As a successful woman, I suggest, it must be difficult to express opinions that are not her own, or worse still, that she may not agree with. “I don’t find it that difficult. Am I a person without opinions? No. I have opinions. But I don’t answer as Mumsnet if I think it is me spouting my opinions,” she says.

An inspection of the site reveals the consensus to which she must ascribe. At the time of writing, the hot topics of the day are body bag photos on TV, the best way to potty train, the virtues of honorifics and where to find the perfect pashmina.

Roberts’ stance as a diplomat is not as clear cut as it first seems. The varied community she has created doesn’t always agree with her. “How dare Justine Roberts speak for me and others in saying in today’s Times that I, as a user of Mumsnet, will be glad that this 168-year-old paper has folded,” spits one user about the News of The World close-down. She’s ironically web named “complimentary”.

Discussion board

The discussion board, as Roberts says, casts a wide net. But the flavour of the catch is distinctly female – despite the efforts of Roberts and her team to make the site “a place where everyone can communicate.”

According to Roberts, four to six per cent of its users are men.
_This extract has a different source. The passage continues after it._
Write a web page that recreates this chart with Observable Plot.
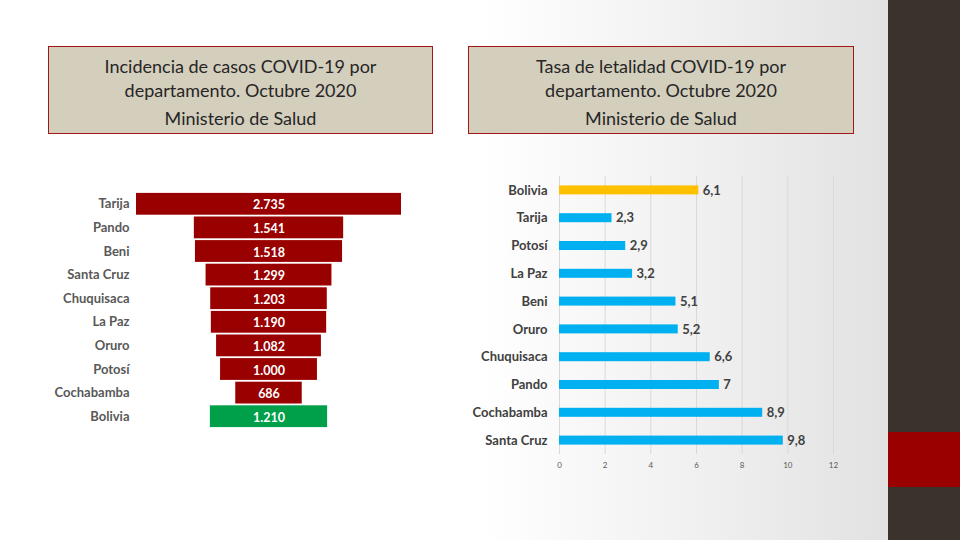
<!DOCTYPE html>
<html><head><meta charset="utf-8">
<script src="https://cdn.jsdelivr.net/npm/d3@7"></script>
<script src="https://cdn.jsdelivr.net/npm/@observablehq/plot@0.6"></script>
<style>
html,body{margin:0;padding:0;}
body{width:960px;height:540px;position:relative;overflow:hidden;font-family:Lato,"Open Sans",sans-serif;
 background:linear-gradient(to right,#ffffff 0px,#ffffff 480px,#f0f0f0 700px,#e2e2e2 888px);}
.band{position:absolute;left:888px;top:0;width:72px;height:540px;background:#3a322d;}
.redblock{position:absolute;left:888px;top:432px;width:72px;height:55px;background:#990000;}
.tbox{position:absolute;top:46px;height:88px;background:#d4cebd;border:1px solid #a01818;box-sizing:border-box;
 text-align:center;color:#262626;font-size:18px;line-height:24px;padding-top:7px;}
.tbox .src{margin-top:4px;}
#left{position:absolute;left:0;top:180px;}
#right{position:absolute;left:460px;top:170px;}
svg{display:block;}
</style></head>
<body>
<div class="band"></div><div class="redblock"></div>
<div class="tbox" style="left:48px;width:385px;">Incidencia de casos COVID-19 por<br>departamento. Octubre 2020<div class="src">Ministerio de Salud</div></div>
<div class="tbox" style="left:468px;width:386px;">Tasa de letalidad COVID-19 por<br>departamento. Octubre 2020<div class="src">Ministerio de Salud</div></div>
<div id="left"></div>
<div id="right"></div>
<script>
const incCats = ["Tarija","Pando","Beni","Santa Cruz","Chuquisaca","La Paz","Oruro","Potosí","Cochabamba","Bolivia"];
const incVals = [2735,1541,1518,1299,1203,1190,1082,1000,686,1210];
const letCats = ["Bolivia","Tarija","Potosí","La Paz","Beni","Oruro","Chuquisaca","Pando","Cochabamba","Santa Cruz"];
const letVals = [6.1,2.3,2.9,3.2,5.1,5.2,6.6,7,8.9,9.8];
const letTicks = [0,2,4,6,8,10,12];

const loc = d3.formatLocale({decimal:",",thousands:".",grouping:[3],currency:["",""]});
const fmtInc = loc.format(",d");
const fmtLet = v => String(v).replace(".", ",");

const inc = incCats.map((c,i)=>({cat:c,v:incVals[i]}));
const let_ = letCats.map((c,i)=>({cat:c,v:letVals[i]}));

const half = 1367.5;
const left = Plot.plot({
  width:460,height:260,marginLeft:136,marginRight:59,marginTop:12,marginBottom:12,
  style:{background:"transparent",fontFamily:"Lato, sans-serif"},
  x:{domain:[-half,half],axis:null},
  y:{domain:incCats,padding:0,round:false,label:null},
  marks:[
    Plot.barX(inc,{x1:d=>-d.v/2,x2:d=>d.v/2,y:"cat",insetTop:0.9,insetBottom:0.9,fill:d=>d.cat==="Bolivia"?"#00a04b":"#990000"}),
    Plot.text(inc,{x:0,y:"cat",text:d=>fmtInc(d.v),fill:"white",fontWeight:"bold",fontSize:12.5,dy:1}),
    Plot.axisY({tickSize:0,tickPadding:7,fontSize:13,fontWeight:"bold",color:"#595959",label:null})
  ]
});
document.getElementById("left").appendChild(left);

const right = Plot.plot({
  width:420,height:310,marginLeft:99,marginRight:47,marginTop:6,marginBottom:26,
  style:{background:"transparent",fontFamily:"Lato, sans-serif"},
  x:{domain:[0,12],label:null},
  y:{domain:letCats,padding:0,round:false,label:null},
  marks:[
    Plot.ruleX(letTicks,{stroke:"#d9d9d9",strokeWidth:1}),
    Plot.barX(let_,{x:"v",y:"cat",insetTop:9.4,insetBottom:9.4,fill:d=>d.cat==="Bolivia"?"#ffc000":"#00b0f0"}),
    Plot.text(let_,{x:"v",y:"cat",text:d=>fmtLet(d.v),textAnchor:"start",dx:4,fill:"#404040",fontSize:13,fontWeight:"bold"}),
    Plot.axisX({ticks:letTicks,tickSize:0,tickPadding:8,fontSize:8,color:"#595959",tickFormat:d=>String(d),label:null}),
    Plot.axisY({tickSize:0,tickPadding:12,fontSize:13,fontWeight:"bold",color:"#404040",label:null})
  ]
});
document.getElementById("right").appendChild(right);
</script>
</body></html>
The figure is so low, she says, because of the way dads view themselves in society. “Men don’t tend to use parenting sites too much, I do hope that this changes in the next 25 years.”

Roberts also happily highlights how many of the topics are not about parenting – even though the site was set up for that purpose. “Not surprisingly, parents don’t always want to talk about their kids” she says.

Still, the Mumsnet Rules is about parenting and, unlike Dr Spock and his ilk of parental scientists, the book is the wisdom of the crowd.

“I think the crowd is quite wise on the whole,” says Roberts. “When you have a problem, you want to turn to someone who has been there, done that and survived it.

‘‘I think it’s one of our strengths that we don’t have to live in this rose-tinted world of pregnancy magazines.”

The view of Mumsnet as a crowd-sourcing utopia is at odds with the way it is often portrayed.

The site is sometimes branded the online equivalent of suburbia, all bitchyness and Boden.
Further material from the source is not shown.